## Aim of the exercise
Each line containing the word "chart" should be found and copied.

## Items
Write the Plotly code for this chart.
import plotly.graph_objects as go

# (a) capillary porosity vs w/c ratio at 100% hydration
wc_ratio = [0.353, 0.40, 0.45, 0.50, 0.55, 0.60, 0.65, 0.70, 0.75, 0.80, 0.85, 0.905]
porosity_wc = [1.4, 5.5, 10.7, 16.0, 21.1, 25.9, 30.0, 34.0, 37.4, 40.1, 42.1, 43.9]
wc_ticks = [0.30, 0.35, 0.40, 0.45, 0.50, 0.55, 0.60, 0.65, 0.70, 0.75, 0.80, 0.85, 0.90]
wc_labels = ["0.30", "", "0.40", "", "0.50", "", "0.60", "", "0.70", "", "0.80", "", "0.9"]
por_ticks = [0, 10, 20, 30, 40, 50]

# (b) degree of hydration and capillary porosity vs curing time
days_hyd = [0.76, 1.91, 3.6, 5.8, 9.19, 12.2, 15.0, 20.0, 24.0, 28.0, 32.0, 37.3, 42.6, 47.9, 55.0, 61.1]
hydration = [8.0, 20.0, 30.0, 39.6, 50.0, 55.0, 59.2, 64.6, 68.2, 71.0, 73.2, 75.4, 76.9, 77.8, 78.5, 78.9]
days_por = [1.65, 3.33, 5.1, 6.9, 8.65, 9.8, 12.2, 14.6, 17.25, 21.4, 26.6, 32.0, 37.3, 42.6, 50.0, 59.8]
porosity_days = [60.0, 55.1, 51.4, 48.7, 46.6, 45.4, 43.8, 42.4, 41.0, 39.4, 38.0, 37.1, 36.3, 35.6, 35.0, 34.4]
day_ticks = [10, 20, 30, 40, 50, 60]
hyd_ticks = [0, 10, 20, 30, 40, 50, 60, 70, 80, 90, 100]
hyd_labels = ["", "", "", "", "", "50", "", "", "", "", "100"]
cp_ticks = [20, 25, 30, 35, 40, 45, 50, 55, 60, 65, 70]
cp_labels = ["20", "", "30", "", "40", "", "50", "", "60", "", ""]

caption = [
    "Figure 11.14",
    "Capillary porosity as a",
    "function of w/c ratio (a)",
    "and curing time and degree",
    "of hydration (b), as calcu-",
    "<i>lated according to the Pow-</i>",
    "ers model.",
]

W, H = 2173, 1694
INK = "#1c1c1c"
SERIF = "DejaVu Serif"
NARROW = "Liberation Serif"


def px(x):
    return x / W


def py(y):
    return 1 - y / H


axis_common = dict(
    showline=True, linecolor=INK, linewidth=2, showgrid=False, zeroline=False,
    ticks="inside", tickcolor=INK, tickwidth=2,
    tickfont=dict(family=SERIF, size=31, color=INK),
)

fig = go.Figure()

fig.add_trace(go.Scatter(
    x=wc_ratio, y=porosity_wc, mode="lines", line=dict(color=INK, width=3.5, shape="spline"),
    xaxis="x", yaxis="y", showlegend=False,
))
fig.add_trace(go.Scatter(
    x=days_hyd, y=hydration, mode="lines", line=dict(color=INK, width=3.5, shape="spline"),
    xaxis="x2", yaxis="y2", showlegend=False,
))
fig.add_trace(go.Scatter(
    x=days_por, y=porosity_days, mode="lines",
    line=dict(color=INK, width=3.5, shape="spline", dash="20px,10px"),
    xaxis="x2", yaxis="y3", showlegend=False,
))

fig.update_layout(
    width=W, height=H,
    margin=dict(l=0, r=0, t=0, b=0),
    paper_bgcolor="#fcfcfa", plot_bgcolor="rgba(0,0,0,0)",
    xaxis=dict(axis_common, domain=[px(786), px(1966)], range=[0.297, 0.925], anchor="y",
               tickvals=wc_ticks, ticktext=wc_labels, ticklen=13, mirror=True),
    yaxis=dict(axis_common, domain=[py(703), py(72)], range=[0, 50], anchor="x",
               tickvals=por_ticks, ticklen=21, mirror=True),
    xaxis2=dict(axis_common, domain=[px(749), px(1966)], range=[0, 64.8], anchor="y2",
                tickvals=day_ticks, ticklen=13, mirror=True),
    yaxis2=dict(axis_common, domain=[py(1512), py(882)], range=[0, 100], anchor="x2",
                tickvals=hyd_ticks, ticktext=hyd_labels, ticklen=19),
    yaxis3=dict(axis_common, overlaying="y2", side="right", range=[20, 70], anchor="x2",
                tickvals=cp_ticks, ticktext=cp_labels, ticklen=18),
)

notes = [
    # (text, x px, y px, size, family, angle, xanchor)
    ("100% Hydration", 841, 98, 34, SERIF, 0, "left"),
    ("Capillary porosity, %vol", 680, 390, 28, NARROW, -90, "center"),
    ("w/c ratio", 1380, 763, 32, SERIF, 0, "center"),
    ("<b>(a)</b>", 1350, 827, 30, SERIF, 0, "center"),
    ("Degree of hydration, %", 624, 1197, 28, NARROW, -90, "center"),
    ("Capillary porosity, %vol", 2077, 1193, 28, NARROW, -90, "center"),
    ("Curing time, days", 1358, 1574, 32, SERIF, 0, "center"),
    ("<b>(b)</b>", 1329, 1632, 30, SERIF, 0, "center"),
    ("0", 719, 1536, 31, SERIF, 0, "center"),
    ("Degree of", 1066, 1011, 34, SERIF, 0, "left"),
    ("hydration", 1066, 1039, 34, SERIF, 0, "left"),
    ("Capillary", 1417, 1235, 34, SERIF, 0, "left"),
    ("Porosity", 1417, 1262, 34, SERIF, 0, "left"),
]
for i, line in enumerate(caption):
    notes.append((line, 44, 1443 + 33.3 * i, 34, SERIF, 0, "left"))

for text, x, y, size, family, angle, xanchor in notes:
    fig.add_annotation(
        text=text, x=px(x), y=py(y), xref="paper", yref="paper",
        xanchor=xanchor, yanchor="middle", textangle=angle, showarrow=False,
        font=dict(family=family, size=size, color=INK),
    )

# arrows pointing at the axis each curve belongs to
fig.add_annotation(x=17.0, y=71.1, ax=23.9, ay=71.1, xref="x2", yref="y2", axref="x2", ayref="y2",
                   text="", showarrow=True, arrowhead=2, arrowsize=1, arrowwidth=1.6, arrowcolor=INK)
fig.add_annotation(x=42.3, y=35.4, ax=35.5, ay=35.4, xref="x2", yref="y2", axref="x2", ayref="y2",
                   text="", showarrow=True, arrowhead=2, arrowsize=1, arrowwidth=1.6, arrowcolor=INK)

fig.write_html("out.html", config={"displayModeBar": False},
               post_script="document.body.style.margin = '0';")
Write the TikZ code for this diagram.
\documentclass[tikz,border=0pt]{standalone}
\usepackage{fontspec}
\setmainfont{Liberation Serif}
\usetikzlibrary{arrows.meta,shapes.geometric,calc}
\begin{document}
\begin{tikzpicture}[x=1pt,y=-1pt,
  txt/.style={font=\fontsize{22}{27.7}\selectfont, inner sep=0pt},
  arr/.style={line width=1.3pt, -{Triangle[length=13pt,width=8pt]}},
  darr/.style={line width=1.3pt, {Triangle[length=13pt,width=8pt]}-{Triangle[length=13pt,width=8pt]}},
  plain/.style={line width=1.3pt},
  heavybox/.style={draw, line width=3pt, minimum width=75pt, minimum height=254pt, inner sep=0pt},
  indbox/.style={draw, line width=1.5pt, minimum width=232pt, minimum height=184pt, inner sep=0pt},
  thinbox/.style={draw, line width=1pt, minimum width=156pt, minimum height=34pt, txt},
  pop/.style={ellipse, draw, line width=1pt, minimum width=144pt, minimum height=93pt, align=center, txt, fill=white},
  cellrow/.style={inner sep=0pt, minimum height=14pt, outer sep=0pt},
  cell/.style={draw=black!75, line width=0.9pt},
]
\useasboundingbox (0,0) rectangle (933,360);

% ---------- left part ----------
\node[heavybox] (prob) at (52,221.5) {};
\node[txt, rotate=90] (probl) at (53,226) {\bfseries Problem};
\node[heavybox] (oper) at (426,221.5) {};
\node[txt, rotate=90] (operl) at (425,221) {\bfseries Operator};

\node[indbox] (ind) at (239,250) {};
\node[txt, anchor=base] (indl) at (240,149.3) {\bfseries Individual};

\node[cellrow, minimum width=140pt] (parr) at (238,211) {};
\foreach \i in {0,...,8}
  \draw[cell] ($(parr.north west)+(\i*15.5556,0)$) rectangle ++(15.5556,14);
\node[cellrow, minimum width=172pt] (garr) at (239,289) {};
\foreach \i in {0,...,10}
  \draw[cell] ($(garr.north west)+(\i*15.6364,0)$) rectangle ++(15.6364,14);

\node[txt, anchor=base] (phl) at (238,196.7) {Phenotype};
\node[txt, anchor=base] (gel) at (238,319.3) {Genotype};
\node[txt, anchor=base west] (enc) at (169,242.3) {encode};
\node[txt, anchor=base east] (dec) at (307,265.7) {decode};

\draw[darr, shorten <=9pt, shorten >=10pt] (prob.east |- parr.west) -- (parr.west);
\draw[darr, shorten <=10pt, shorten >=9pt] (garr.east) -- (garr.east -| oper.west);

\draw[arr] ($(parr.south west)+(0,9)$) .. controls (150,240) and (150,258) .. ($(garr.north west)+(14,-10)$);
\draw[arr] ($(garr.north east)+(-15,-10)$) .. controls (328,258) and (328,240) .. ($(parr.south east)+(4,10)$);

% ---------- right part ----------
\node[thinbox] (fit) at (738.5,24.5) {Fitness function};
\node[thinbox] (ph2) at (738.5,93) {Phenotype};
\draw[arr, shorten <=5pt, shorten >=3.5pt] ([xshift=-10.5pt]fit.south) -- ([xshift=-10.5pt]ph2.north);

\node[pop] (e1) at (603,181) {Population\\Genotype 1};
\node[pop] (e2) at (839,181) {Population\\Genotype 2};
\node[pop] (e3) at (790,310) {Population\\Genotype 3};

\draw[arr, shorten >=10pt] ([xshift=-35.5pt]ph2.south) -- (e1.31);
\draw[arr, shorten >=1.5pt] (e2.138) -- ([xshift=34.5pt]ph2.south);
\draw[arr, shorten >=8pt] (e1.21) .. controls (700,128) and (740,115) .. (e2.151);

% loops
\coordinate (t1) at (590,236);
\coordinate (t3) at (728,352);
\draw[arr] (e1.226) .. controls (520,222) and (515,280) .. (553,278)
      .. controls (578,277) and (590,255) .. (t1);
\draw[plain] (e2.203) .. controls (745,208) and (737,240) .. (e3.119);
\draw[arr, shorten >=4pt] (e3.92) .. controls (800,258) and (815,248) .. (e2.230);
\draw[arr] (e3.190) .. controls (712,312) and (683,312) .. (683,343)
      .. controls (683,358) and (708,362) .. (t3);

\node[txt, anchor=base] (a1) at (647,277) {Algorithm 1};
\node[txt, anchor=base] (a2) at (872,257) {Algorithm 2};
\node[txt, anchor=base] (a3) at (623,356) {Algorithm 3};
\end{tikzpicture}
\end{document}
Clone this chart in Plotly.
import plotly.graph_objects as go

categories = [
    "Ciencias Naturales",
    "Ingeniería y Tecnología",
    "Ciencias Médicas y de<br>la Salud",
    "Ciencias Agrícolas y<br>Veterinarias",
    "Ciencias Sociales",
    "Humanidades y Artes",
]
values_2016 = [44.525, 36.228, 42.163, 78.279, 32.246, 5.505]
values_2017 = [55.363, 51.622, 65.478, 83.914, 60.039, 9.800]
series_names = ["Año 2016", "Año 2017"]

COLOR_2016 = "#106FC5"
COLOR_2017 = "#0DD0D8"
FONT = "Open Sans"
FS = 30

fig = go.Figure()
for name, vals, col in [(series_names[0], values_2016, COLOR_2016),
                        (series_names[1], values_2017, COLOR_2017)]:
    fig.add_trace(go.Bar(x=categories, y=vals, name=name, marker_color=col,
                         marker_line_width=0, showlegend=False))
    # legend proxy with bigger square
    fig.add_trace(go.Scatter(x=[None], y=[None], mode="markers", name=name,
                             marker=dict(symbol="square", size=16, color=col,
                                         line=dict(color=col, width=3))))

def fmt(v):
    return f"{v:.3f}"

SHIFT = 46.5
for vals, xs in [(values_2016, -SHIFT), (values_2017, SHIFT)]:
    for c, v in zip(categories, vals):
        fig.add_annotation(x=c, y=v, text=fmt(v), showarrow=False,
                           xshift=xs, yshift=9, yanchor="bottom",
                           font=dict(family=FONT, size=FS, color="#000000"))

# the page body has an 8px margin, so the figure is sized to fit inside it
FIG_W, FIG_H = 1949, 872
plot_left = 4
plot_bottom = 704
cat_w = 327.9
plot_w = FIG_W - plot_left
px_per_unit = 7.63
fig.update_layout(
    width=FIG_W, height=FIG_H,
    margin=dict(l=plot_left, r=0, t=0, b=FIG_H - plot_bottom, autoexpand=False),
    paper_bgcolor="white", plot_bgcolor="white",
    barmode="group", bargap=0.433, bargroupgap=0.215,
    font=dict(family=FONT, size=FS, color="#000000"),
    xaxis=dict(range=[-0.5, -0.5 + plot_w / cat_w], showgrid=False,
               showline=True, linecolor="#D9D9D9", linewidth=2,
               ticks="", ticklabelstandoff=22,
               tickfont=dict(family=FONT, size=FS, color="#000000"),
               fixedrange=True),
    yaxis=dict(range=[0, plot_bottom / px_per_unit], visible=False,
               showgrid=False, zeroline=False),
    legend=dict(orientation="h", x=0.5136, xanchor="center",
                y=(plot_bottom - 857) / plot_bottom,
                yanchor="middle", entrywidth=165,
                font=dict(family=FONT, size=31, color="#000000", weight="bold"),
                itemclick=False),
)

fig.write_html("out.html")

## Response for this exercise
Write the Plotly code for this chart.
Clone this chart in Plotly.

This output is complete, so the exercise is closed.